The Divided Self

It is the summer of 2011, and I am at an outdoor café in Psiri with my cousin Eleni, graffiti encrusting the buttery bricks of the little square’s adjacent exterior walls.

Eleni is astonished that I would come all the way to Greece just to find out about my family, my “roots,” the Americanism now universally understood.

She says, “You do this to find out who you are, yes?”

“Yes,” I tell her. “To some extent.”

I want to say “it’s complicated,” but can’t be sure that the idiom will be understood.

She is not deterred. “Do you think that it is in your blood, this Greek family?”

A few days later another cousin, Sisi, presses me further.

“Why do you do this family history?  What do you get from it? Is it something personal?”

Sisi thinks that because my background is so convoluted – Greek, English, Polish (she doesn’t understand that Poland’s Jews could not think of themselves “Polish” another difficult-to-explain turn of language), I lack the rootedness felt so innately among, for instance, Greeks. And she thinks this is true as well of many Americans who “return” to Greece with blood and soil on their itineraries.

As a high school senior, I read Thomas Mann’s novella Tonio Kröger whose protagonist is born of a German father and a mother “from overseas,” he an embodiment of bourgeois dignity and practicality, she of scarcely-buried creative passion.

Mann does not explicitly propose that national character is an inherited trait. But the initial success of Tonio Kröger depended in part on European readers who instantly understood Tonio to be a chimera, a self divided between north and south, and between head and heart. Upon such a child, Mann suggests, falls the burden of integrating a divided self. In the end, Tonio makes himself fully whole when, having lived in the south, he returns to his hometown in the north and reflects upon his dual heritage.

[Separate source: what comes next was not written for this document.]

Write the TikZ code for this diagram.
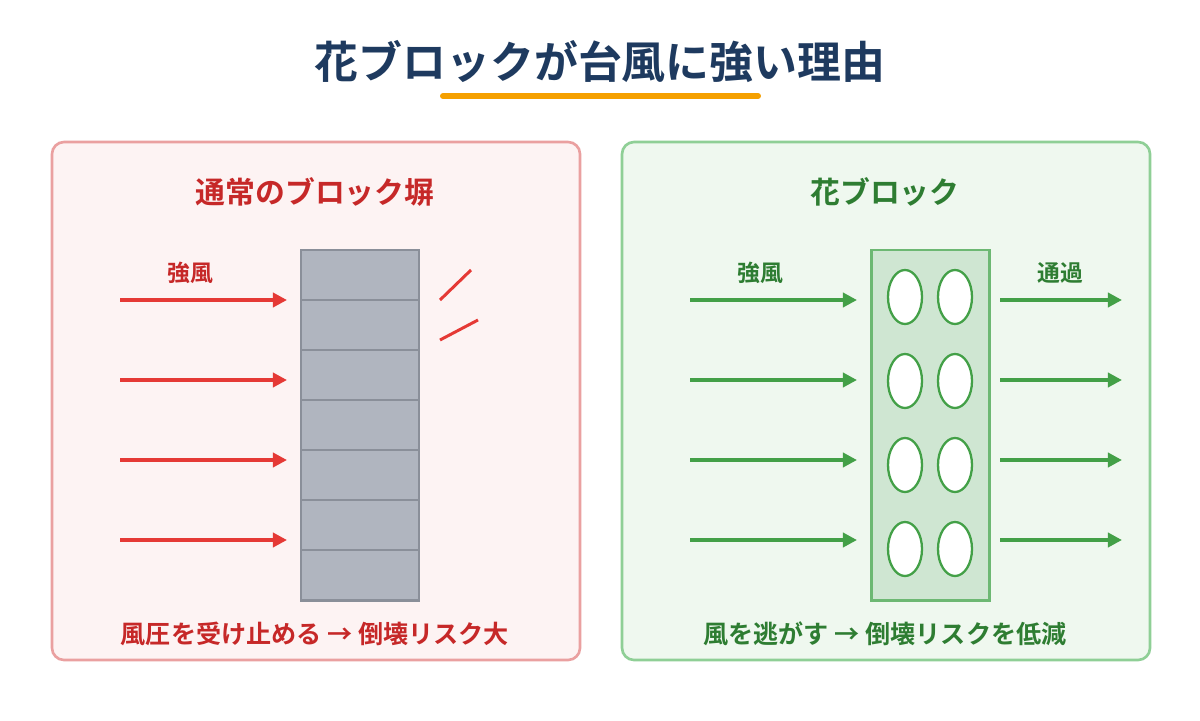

California is a long way from Europe, and I have never felt myself divided in ways comprehensible to early 20th century novels.

Yet, talking with Eleni and Sisi, Tonio Kröger leapt to mind, though I hadn’t read it in decades. Gently interrogated by my distant cousins, I thought that maybe Mann does have something to say about Americans, and about our obsession with gluing branches onto family trees.